I've started icing it and the swelling went down a little.
!HELP!


----------



## riccil0ve (Mar 28, 2009)

I would call a vet. If you were to go to the doctor to get a shot, and you got swollen from it, they want you to come back too. A call never hurts, just to see if it's a typical side effect. Has she had this shot before? Or is a new one? What shot was it?


----------



## Vidaloco (Sep 14, 2007)

Ours will sometime get swelling and a stiff neck for a few days after their shots. If you have some DMSO put some of that on the swelling. It will go down in a few days. 
One remedy is to either split the shots up over a weeks time or give some on one side and some on the opposite side of the neck.

ETA- check to see if she is eating/drinking well. Sometimes they have a hard time getting the head down because of the stiffness in the neck. You may have to raise the water/food tank


----------



## Solon (May 11, 2008)

It may be the place you gave the shot or the shot itself. Every so often this happens to my boy.

At our last shot clinic two of the mares got swelling so bad the vet had to come back out. I'd call the vet and let him know what you gave, the area you gave it and he might know of something better you can be doing.

Keep an eye on it. If it's a severe reaction it could get bad to worse very quick. Keep an eye on the horse's temp (will they let you take it?) if so, do that before you call the vet. They will want to know that.

Good luck.


----------



## eventerdrew (Mar 13, 2009)

where on the neck was the shot? If it was too high up she might be developing an abcess. That's what happened to my mare when she was three. The BO gave her a five way too high up in her neck and her abcess got to the size of a football. She didn't want people even catching her in the pasture so that they wouldn't get near her neck. After it popped, it was fine. There is just a little knot on her neck now.
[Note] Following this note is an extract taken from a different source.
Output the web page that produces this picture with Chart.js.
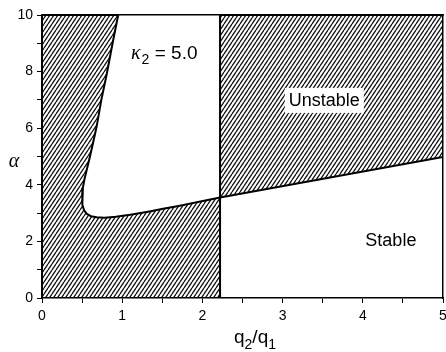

If it is an abcess, most likely the vet will either just give you bute and have you wait it out or depending on the size he might drain it.

keep us updated when you find out what it is.


----------



## Solon (May 11, 2008)

Yep. Those abscesses can get nasty quick.

ETA: eventerdrew your avatar is REALLY cool!


----------



## eventerdrew (Mar 13, 2009)

Thanks Solon! That's my 7 yo. 3/4 TB 1/4 Shire (AWB) mare, Uma.


----------



## VanillaBean (Oct 19, 2008)

Okay everyone sory i havnt replied!
Shes all better now...which is REALLY good because she was acting soooo abnormal but now shes fine.
Just a reaction... I guess...bad reaction!!


----------